As the continent prepares for Africa Day celebrations, the 61st celebrations, it is high time for a damscus moment for Africans to start to empirically examine the success of the continent against the aspirations of the founding fathers.

Africans should start to examine abusive terrorism and counterterrorism operations, weak rule of law institutions, election-related abuses, mismanagement and corruption that fuel high unemployment rates especially among the youth, poverty, and inequality among others.

Failure to recognise basic economic and social rights such as the rights to food or health as well as legal rights are so rampant in Africa and the citizens of the continent should withbone accord start to demand respect for these and other rights.

There is high level of conflict-driven migration, underfunded and underperforming education and health systems, and underbudgeted social security programs, but still Africans are celebrating Africa Day.

Africa Day commemorates the founding of the Organisation of African Unity OAU (now known as the African Union) on 25 May, in 1963.

On 25 May, Africa in 1963, African nations came together to form the Organisation of African Unity, the precursor to the African Union (AU).

Every year, the 25 of May is a day to celebrate the many successes and progress made throughout the continent of Africa while also recognising each nation’s challenges.

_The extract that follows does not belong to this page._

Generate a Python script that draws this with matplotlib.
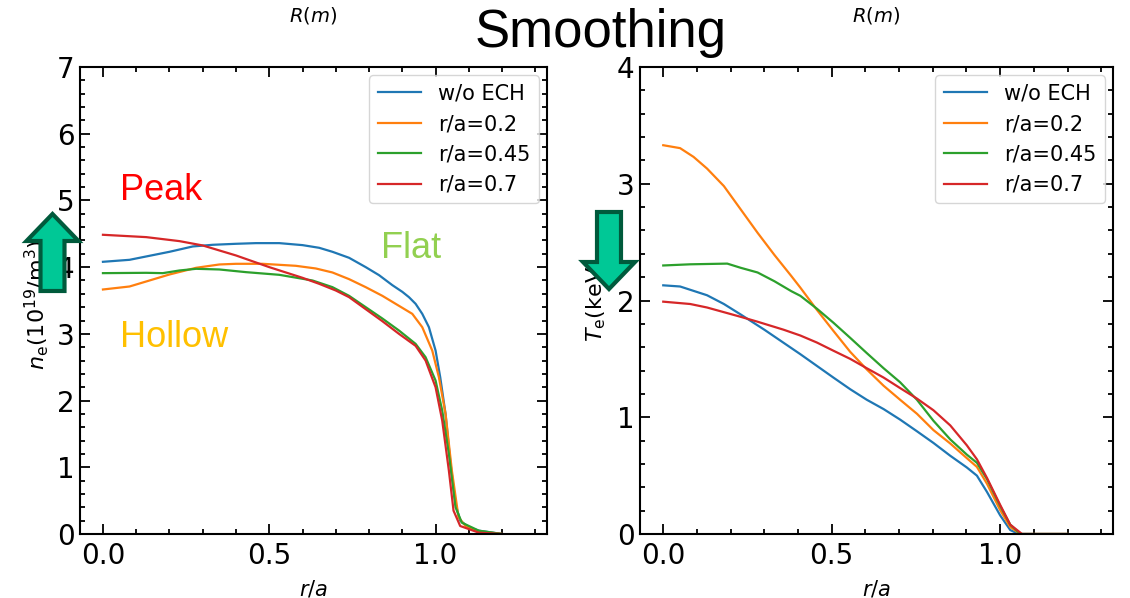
import numpy as np
import matplotlib
matplotlib.use("Agg")
import matplotlib.pyplot as plt
from matplotlib.patches import FancyArrow
from matplotlib.ticker import MultipleLocator

plt.rcParams['font.family'] = ['DejaVu Sans']
plt.rcParams['mathtext.fontset'] = 'dejavusans'

# Cases: no ECH, and ECH deposited at r/a = 0.2, 0.45, 0.7
labels = ['w/o ECH', 'r/a=0.2', 'r/a=0.45', 'r/a=0.7']
colors = ['C0', 'C1', 'C2', 'C3']

# Smoothed electron density profiles, ne (10^19 /m^3)
ne_r_noech = [0.0, 0.08, 0.13, 0.2, 0.27, 0.33, 0.4, 0.46, 0.53, 0.6, 0.65, 0.69, 0.74,
              0.79, 0.83, 0.87, 0.9, 0.92, 0.94, 0.96, 0.98, 1.0, 1.014, 1.03, 1.044,
              1.06, 1.074, 1.1, 1.13, 1.2]
ne_noech = [4.08, 4.11, 4.16, 4.23, 4.31, 4.335, 4.35, 4.36, 4.36, 4.33, 4.29, 4.23, 4.14,
            4.0, 3.88, 3.73, 3.63, 3.55, 3.45, 3.30, 3.10, 2.75, 2.35, 1.80, 1.10,
            0.45, 0.2, 0.1, 0.05, 0.0]

ne_r_02 = [0.0, 0.08, 0.13, 0.2, 0.28, 0.35, 0.4, 0.48, 0.58, 0.64, 0.69, 0.74, 0.79, 0.84,
           0.89, 0.93, 0.96, 0.99, 1.01, 1.03, 1.049, 1.069, 1.09, 1.13, 1.2]
ne_02 = [3.665, 3.71, 3.785, 3.89, 3.99, 4.04, 4.05, 4.05, 4.02, 3.98, 3.92, 3.82, 3.70, 3.57,
         3.42, 3.30, 3.10, 2.75, 2.35, 1.80, 0.95, 0.25, 0.12, 0.04, 0.0]

ne_r_045 = [0.0, 0.13, 0.18, 0.23, 0.28, 0.35, 0.43, 0.53, 0.63, 0.69, 0.74, 0.79, 0.84,
            0.89, 0.94, 0.97, 1.0, 1.02, 1.04, 1.06, 1.079, 1.13, 1.2]
ne_045 = [3.91, 3.915, 3.91, 3.95, 3.975, 3.965, 3.925, 3.885, 3.80, 3.70, 3.57, 3.40, 3.23,
          3.05, 2.85, 2.65, 2.30, 1.85, 1.2, 0.4, 0.17, 0.05, 0.0]

ne_r_07 = [0.0, 0.13, 0.23, 0.3, 0.4, 0.5, 0.6, 0.65, 0.7, 0.74, 0.79, 0.84, 0.89, 0.94,
           0.97, 1.0, 1.02, 1.04, 1.054, 1.074, 1.13, 1.2]
ne_07 = [4.485, 4.45, 4.39, 4.325, 4.175, 4.0, 3.84, 3.75, 3.65, 3.55, 3.37, 3.19, 3.0, 2.82,
         2.6, 2.2, 1.7, 0.95, 0.35, 0.12, 0.02, 0.0]

# Smoothed electron temperature profiles, Te (keV)
te_r_noech = [0.0, 0.05, 0.13, 0.18, 0.23, 0.30, 0.407, 0.456, 0.505, 0.555, 0.604, 0.654,
              0.703, 0.753, 0.802, 0.852, 0.901, 0.931, 0.961, 1.0, 1.03, 1.055, 1.2]
te_noech = [2.13, 2.12, 2.045, 1.97, 1.88, 1.75, 1.54, 1.44, 1.34, 1.24, 1.15, 1.07,
            0.98, 0.88, 0.78, 0.67, 0.57, 0.50, 0.36, 0.16, 0.034, 0.0, 0.0]

te_r_02 = [0.0, 0.05, 0.09, 0.13, 0.18, 0.23, 0.28, 0.33, 0.38, 0.407, 0.456, 0.505, 0.555,
           0.604, 0.654, 0.703, 0.753, 0.802, 0.852, 0.901, 0.931, 0.961, 1.0, 1.03, 1.06, 1.2]
te_02 = [3.33, 3.305, 3.23, 3.13, 2.98, 2.78, 2.58, 2.39, 2.21, 2.11, 1.92, 1.74, 1.56,
         1.41, 1.27, 1.15, 1.03, 0.89, 0.775, 0.65, 0.575, 0.43, 0.205, 0.06, 0.0, 0.0]

te_r_045 = [0.0, 0.08, 0.19, 0.23, 0.28, 0.33, 0.38, 0.407, 0.456, 0.505, 0.555, 0.604, 0.654,
            0.703, 0.753, 0.802, 0.852, 0.901, 0.931, 0.961, 1.0, 1.03, 1.06, 1.2]
te_045 = [2.30, 2.31, 2.316, 2.28, 2.24, 2.165, 2.08, 2.04, 1.93, 1.81, 1.68, 1.55, 1.42,
          1.30, 1.15, 0.97, 0.81, 0.68, 0.61, 0.47, 0.24, 0.08, 0.0, 0.0]

te_r_07 = [0.0, 0.08, 0.13, 0.18, 0.23, 0.278, 0.357, 0.407, 0.456, 0.505, 0.555, 0.604,
           0.654, 0.703, 0.753, 0.802, 0.852, 0.901, 0.931, 0.961, 1.0, 1.03, 1.065, 1.2]
te_07 = [1.99, 1.97, 1.94, 1.90, 1.86, 1.82, 1.75, 1.70, 1.64, 1.57, 1.50, 1.42,
         1.34, 1.25, 1.16, 1.06, 0.93, 0.76, 0.64, 0.48, 0.25, 0.08, 0.0, 0.0]

ne_profiles = [(ne_r_noech, ne_noech), (ne_r_02, ne_02), (ne_r_045, ne_045), (ne_r_07, ne_07)]
te_profiles = [(te_r_noech, te_noech), (te_r_02, te_02), (te_r_045, te_045), (te_r_07, te_07)]

W, H = 1130, 598
fig = plt.figure(figsize=(W / 100, H / 100), dpi=100)


def style_axes(ax, ymax):
    ax.set_xlim(-0.069, 1.335)
    ax.set_ylim(0, ymax)
    ax.xaxis.set_major_locator(MultipleLocator(0.5))
    ax.xaxis.set_minor_locator(MultipleLocator(0.1))
    ax.yaxis.set_major_locator(MultipleLocator(1))
    ax.yaxis.set_minor_locator(MultipleLocator(0.2))
    ax.tick_params(which='both', direction='in', top=True, right=True, width=1.3)
    ax.tick_params(which='major', length=7, labelsize=20)
    ax.tick_params(axis='x', which='major', pad=6)
    ax.tick_params(axis='y', which='major', pad=4)
    ax.tick_params(which='minor', length=3.5)
    for sp in ax.spines.values():
        sp.set_linewidth(1.5)
    ax.set_xlabel('$r/a$', fontsize=15)
    ax.xaxis.set_label_coords(0.5, -0.095)
    ax.text(0.5, 1.111, '$R(m)$', transform=ax.transAxes, ha='center', va='center', fontsize=14)
    ax.legend(loc='upper right', fontsize=15, borderaxespad=0.4, handlelength=2.1)


ax1 = fig.add_axes([80 / W, 1 - 534 / H, 467 / W, 467 / H])
for (r, v), c, lab in zip(ne_profiles, colors, labels):
    ax1.plot(r, v, color=c, lw=1.6, label=lab)
style_axes(ax1, 7)
ax1.set_ylabel(r'$n_\mathrm{e}(10^{19}/\mathrm{m}^3)$', fontsize=16)
ax1.yaxis.set_label_coords(-0.062, 0.49)

ax2 = fig.add_axes([640 / W, 1 - 534 / H, 473 / W, 467 / H])
for (r, v), c, lab in zip(te_profiles, colors, labels):
    ax2.plot(r, v, color=c, lw=1.6, label=lab)
style_axes(ax2, 4)
ax2.set_ylabel(r'$T_\mathrm{e}$(keV)', fontsize=16)
ax2.yaxis.set_label_coords(-0.068, 0.5)

# Overlay in pixel units for the slide annotations
ov = fig.add_axes([0, 0, 1, 1], zorder=10)
ov.set_xlim(0, W)
ov.set_ylim(H, 0)
ov.axis('off')

ov.text(601, 47, 'Smoothing', family='Liberation Sans', fontsize=38, ha='center', va='baseline')
ov.text(120, 200, 'Peak', family='Liberation Sans', fontsize=26, color='#FF0000', va='baseline')
ov.text(120, 347, 'Hollow', family='Liberation Sans', fontsize=26, color='#FFC000', va='baseline')
ov.text(381, 258, 'Flat', family='Liberation Sans', fontsize=26, color='#92D050', va='baseline')

arrow_kw = dict(length_includes_head=True, facecolor='#00C896', edgecolor='#005A3C', lw=3)
ov.add_patch(FancyArrow(52.5, 291, 0, -77, width=24, head_width=52, head_length=27, **arrow_kw))
ov.add_patch(FancyArrow(609, 212, 0, 77, width=24, head_width=52, head_length=27, **arrow_kw))

fig.savefig('out.png', dpi=100)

Although there are many common challenges, Africa is not a monolith; it is complex and diverse, with over 1.2 billion people speaking over 3,000 languages in 54 countries.

Africans face unique challenges, but each year, the AU chooses a theme to help guide nations towards a common goal.

The 2024 theme of Africa Day is Educate an African Fit for the 21st Century: Building Resilient Education Systems for Increased Access to Inclusive, Lifelong, Quality, and Relevant Learning in Africa.” 

The day formally known as African freedom day and then African Liberation day, has its origin in the collective African resistance to colonialism and economic exploitation.

The day was, and is, intended to highlight Africa’s continued collective struggle against adversity. 

It is a day to celebrate how far Africa has come against the odds and to recognise how much more needs to be done to ensure that all Africans can live healthy and happy lives.

As things glaringly appear, there is nothing new to celebrate on Africa Day, the Day should be taken as a day of commisserating Africa’s lack of development.